Goal of the exercise => Copy out each line exactly; pictures stay out of the copy.

Records =>

-=-=-

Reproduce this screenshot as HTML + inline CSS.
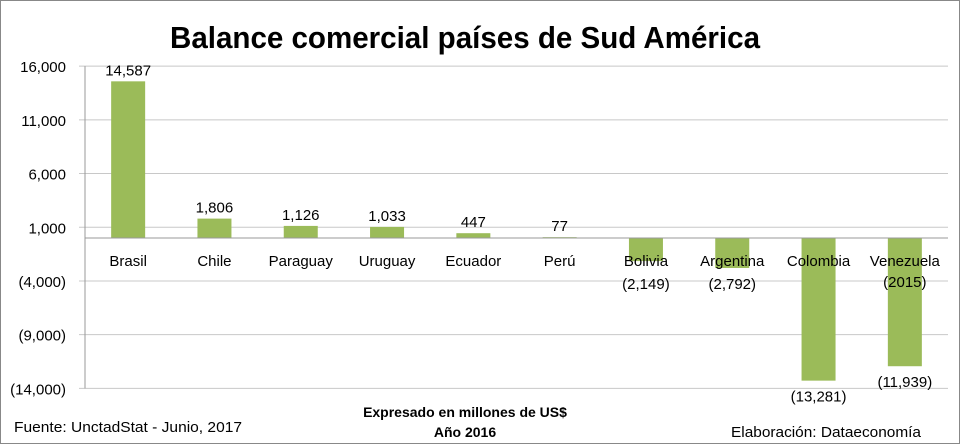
<!DOCTYPE html>
<html><head><meta charset="utf-8"><style>
body{margin:0;background:#fff;}
svg{display:block;font-family:"Liberation Sans",sans-serif;}
</style></head><body>
<svg id="chart" width="960" height="444">
<rect x="0.5" y="0.5" width="959" height="443" fill="#fff" stroke="#888"/>
<text x="465" y="48" text-anchor="middle" font-size="31" font-weight="bold" textLength="590" lengthAdjust="spacingAndGlyphs">Balance comercial países de Sud América</text>
<g id="grid"></g><g id="bars"></g><g id="labels"></g>
<text x="14" y="432" font-size="15" textLength="228" lengthAdjust="spacingAndGlyphs">Fuente: UnctadStat - Junio, 2017</text>
<text x="465" y="417" text-anchor="middle" font-size="14" font-weight="bold">Expresado en millones de US$</text>
<text x="465" y="437" text-anchor="middle" font-size="14" font-weight="bold">Año 2016</text>
<text x="921" y="437" text-anchor="end" font-size="15" textLength="190" lengthAdjust="spacingAndGlyphs">Elaboración: Dataeconomía</text>
</svg>
<script>
const categories=["Brasil","Chile","Paraguay","Uruguay","Ecuador","Perú","Bolivia","Argentina","Colombia","Venezuela"];
const extraLabel=["","","","","","","","","","(2015)"];
const values=[14587,1806,1126,1033,447,77,-2149,-2792,-13281,-11939];
const valueLabels=["14,587","1,806","1,126","1,033","447","77","(2,149)","(2,792)","(13,281)","(11,939)"];
const ticks=[16000,11000,6000,1000,-4000,-9000,-14000];
const tickLabels=["16,000","11,000","6,000","1,000","(4,000)","(9,000)","(14,000)"];
const NS="http://www.w3.org/2000/svg";
const x0=85,x1=948,yZero=238,pxPer=10.74/1000;
const y=v=>yZero-v*pxPer;
const band=(x1-x0)/categories.length;
const xc=i=>x0+band*(i+0.5);
function mk(tag,attrs,parent,text){const e=document.createElementNS(NS,tag);for(const k in attrs)e.setAttribute(k,attrs[k]);if(text!==undefined)e.textContent=text;document.getElementById(parent).appendChild(e);return e;}
ticks.forEach((t,i)=>{
 const g=mk("line",{x1:x0-6,x2:x1,y1:y(t),y2:y(t),stroke:"#c8c8c8","stroke-width":1},"grid");
 
 
 const l=mk("text",{x:66,y:y(t)+6,"text-anchor":"end","font-size":15},"grid",tickLabels[i]);
 
 
});
const ax=mk("line",{x1:x0,x2:x0,y1:y(16000),y2:y(-14000),stroke:"#999"},"grid");


const bw=34;
values.forEach((v,i)=>{
 const top=Math.min(y(v),yZero),h=Math.abs(y(v)-yZero);
 const b=mk("rect",{x:xc(i)-bw/2,y:top,width:bw,height:h,fill:"#9bbb59"},"bars");
 
 
 const vy=v>=0?y(v)-6:Math.max(y(v)+21,yZero+51);
 const vl=mk("text",{x:xc(i),y:vy,"text-anchor":"middle","font-size":15},"labels",valueLabels[i]);
 
 
 const cl=mk("text",{x:xc(i),y:266,"text-anchor":"middle","font-size":15},"labels",categories[i]);
 
 
 if(extraLabel[i]){const el=mk("text",{x:xc(i),y:287,"text-anchor":"middle","font-size":15},"labels",extraLabel[i]);
 
 }
});
const za=mk("line",{x1:x0,x2:x1,y1:yZero,y2:yZero,stroke:"#999"},"labels");


</script>
</body></html>
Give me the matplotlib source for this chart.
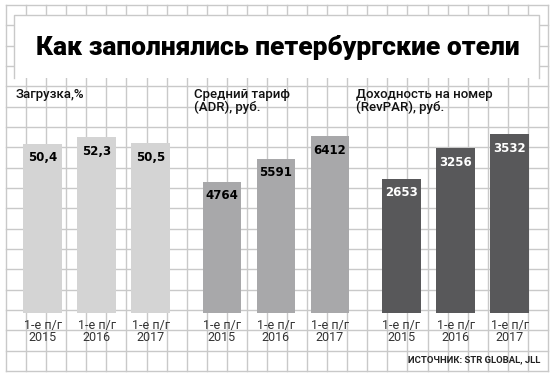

-=-=-

Solution to this task =>
Reproduce this screenshot as HTML + inline CSS.
<!DOCTYPE html>
<html><head><meta charset="utf-8"><style>
body{margin:0;background:#fff;}
svg{display:block;font-family:"Liberation Sans",sans-serif;}
</style></head><body>
<svg id="chart" width="960" height="444">
<rect x="0.5" y="0.5" width="959" height="443" fill="#fff" stroke="#888"/>
<text x="465" y="48" text-anchor="middle" font-size="31" font-weight="bold" textLength="590" lengthAdjust="spacingAndGlyphs">Balance comercial países de Sud América</text>
<g id="grid"></g><g id="bars"></g><g id="labels"></g>
<text x="14" y="432" font-size="15" textLength="228" lengthAdjust="spacingAndGlyphs">Fuente: UnctadStat - Junio, 2017</text>
<text x="465" y="417" text-anchor="middle" font-size="14" font-weight="bold">Expresado en millones de US$</text>
<text x="465" y="437" text-anchor="middle" font-size="14" font-weight="bold">Año 2016</text>
<text x="921" y="437" text-anchor="end" font-size="15" textLength="190" lengthAdjust="spacingAndGlyphs">Elaboración: Dataeconomía</text>
</svg>
<script>
const categories=["Brasil","Chile","Paraguay","Uruguay","Ecuador","Perú","Bolivia","Argentina","Colombia","Venezuela"];
const extraLabel=["","","","","","","","","","(2015)"];
const values=[14587,1806,1126,1033,447,77,-2149,-2792,-13281,-11939];
const valueLabels=["14,587","1,806","1,126","1,033","447","77","(2,149)","(2,792)","(13,281)","(11,939)"];
const ticks=[16000,11000,6000,1000,-4000,-9000,-14000];
const tickLabels=["16,000","11,000","6,000","1,000","(4,000)","(9,000)","(14,000)"];
const NS="http://www.w3.org/2000/svg";
const x0=85,x1=948,yZero=238,pxPer=10.74/1000;
const y=v=>yZero-v*pxPer;
const band=(x1-x0)/categories.length;
const xc=i=>x0+band*(i+0.5);
function mk(tag,attrs,parent,text){const e=document.createElementNS(NS,tag);for(const k in attrs)e.setAttribute(k,attrs[k]);if(text!==undefined)e.textContent=text;document.getElementById(parent).appendChild(e);return e;}
ticks.forEach((t,i)=>{
 const g=mk("line",{x1:x0-6,x2:x1,y1:y(t),y2:y(t),stroke:"#c8c8c8","stroke-width":1},"grid");
 
 
 const l=mk("text",{x:66,y:y(t)+6,"text-anchor":"end","font-size":15},"grid",tickLabels[i]);
 
 
});
const ax=mk("line",{x1:x0,x2:x0,y1:y(16000),y2:y(-14000),stroke:"#999"},"grid");


const bw=34;
values.forEach((v,i)=>{
 const top=Math.min(y(v),yZero),h=Math.abs(y(v)-yZero);
 const b=mk("rect",{x:xc(i)-bw/2,y:top,width:bw,height:h,fill:"#9bbb59"},"bars");
 
 
 const vy=v>=0?y(v)-6:Math.max(y(v)+21,yZero+51);
 const vl=mk("text",{x:xc(i),y:vy,"text-anchor":"middle","font-size":15},"labels",valueLabels[i]);
 
 
 const cl=mk("text",{x:xc(i),y:266,"text-anchor":"middle","font-size":15},"labels",categories[i]);
 
 
 if(extraLabel[i]){const el=mk("text",{x:xc(i),y:287,"text-anchor":"middle","font-size":15},"labels",extraLabel[i]);
 
 }
});
const za=mk("line",{x1:x0,x2:x1,y1:yZero,y2:yZero,stroke:"#999"},"labels");


</script>
</body></html>
Give me the matplotlib source for this chart.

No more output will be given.